Overall, Against Decolonisation: Campus Culture Wars and the Decline of the West relies on a binary between Enlightenment rationalism and postcolonial relativism. This duality overlooks the efforts of combining plural epistemologies with critical realism. By presenting structural racism as the only valid explanation, the argument jeopardizes being reductive and circular. Additionally, when ordinary statements such as “there is only one race, the human race” or “your color does not matter, everyone is human” (p. 44) are classified as microaggressive racism, there is a risk of raising concerns about academic freedom and the potential pathologizing of intent. Exaggerating racism endangers dismissing the persistence of structural inequalities that are argued in studies like Rollock’s chapter in Education across the African Diaspora in 2023. Through the conclusion, the lack of meaningful engagement with the constructive contributions of postcolonial IR scholars exposes its contingency.

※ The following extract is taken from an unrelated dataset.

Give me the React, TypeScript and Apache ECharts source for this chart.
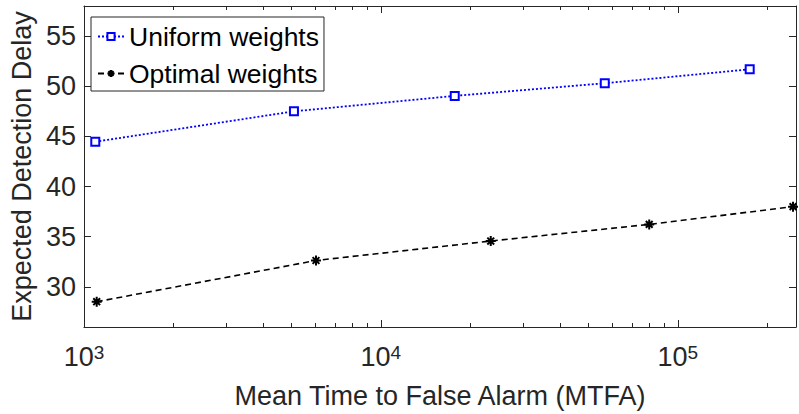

The book closes off the possibility of reformist pathways that could reconcile universalism with epistemic plurality by framing decolonization as primarily a threat rather than a debate. In a comparative perspective, the book's conclusion resembles conservative critiques of cultural politics, but risks alienating readers who see decolonization not as the destruction of the university, but as its democratization at the same time. Yet, parties that want to understand internal debates within postcolonial theory, institutional governance, and the effects of decolonization initiatives on curricula would benefit from reading this book further to enhance their conceptions of the West and Enlightenment values.